Wherever the word "this" appears in a line, copy that line.

#### Source records
╔══

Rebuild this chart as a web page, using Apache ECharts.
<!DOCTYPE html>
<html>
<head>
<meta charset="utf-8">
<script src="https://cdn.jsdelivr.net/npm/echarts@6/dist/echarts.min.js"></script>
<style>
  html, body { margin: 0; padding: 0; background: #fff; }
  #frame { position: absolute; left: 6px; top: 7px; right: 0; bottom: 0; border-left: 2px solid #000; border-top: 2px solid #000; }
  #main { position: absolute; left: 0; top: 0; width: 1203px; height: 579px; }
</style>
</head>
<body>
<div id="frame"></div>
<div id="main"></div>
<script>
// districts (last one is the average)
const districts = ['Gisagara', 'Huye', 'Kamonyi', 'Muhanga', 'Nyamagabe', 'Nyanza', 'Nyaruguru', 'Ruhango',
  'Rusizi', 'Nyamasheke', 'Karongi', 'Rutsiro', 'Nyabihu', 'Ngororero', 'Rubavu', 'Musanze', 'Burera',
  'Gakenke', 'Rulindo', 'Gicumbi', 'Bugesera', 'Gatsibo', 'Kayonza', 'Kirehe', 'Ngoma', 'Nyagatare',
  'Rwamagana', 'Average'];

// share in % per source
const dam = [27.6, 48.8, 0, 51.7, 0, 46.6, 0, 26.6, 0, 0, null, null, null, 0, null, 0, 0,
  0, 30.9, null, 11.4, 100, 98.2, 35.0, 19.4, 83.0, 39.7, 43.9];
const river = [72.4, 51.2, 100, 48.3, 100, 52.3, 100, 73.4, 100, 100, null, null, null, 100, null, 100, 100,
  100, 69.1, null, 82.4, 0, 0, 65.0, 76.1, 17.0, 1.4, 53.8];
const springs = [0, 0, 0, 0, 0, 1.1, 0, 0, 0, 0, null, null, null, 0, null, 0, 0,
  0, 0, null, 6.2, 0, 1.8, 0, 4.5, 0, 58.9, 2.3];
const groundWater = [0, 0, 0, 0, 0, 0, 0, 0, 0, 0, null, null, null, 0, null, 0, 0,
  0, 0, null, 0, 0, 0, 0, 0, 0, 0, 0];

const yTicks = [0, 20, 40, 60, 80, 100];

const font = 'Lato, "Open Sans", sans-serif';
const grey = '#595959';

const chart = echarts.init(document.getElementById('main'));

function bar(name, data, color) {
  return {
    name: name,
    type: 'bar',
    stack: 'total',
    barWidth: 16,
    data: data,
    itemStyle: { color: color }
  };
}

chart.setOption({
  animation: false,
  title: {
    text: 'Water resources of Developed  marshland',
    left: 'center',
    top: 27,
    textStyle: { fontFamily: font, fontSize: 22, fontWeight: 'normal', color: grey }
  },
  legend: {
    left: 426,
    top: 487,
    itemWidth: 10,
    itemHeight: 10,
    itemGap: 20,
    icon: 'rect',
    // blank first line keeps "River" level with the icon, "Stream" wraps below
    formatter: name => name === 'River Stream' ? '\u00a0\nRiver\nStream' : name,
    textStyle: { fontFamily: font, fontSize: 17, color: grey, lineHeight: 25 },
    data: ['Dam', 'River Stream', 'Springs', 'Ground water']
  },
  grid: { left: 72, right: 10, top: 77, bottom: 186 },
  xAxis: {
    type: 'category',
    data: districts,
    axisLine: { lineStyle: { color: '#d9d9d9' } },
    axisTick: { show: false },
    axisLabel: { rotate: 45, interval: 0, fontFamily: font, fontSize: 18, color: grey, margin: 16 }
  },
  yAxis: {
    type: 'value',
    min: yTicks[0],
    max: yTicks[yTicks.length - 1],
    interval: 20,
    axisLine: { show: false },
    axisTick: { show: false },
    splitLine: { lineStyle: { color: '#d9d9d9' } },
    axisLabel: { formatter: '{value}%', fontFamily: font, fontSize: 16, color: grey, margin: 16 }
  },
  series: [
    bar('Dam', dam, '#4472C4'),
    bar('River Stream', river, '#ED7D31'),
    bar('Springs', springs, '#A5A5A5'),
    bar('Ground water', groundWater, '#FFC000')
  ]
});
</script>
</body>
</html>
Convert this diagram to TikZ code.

╚══

#### Task output
Rebuild this chart as a web page, using Apache ECharts.
Convert this diagram to TikZ code.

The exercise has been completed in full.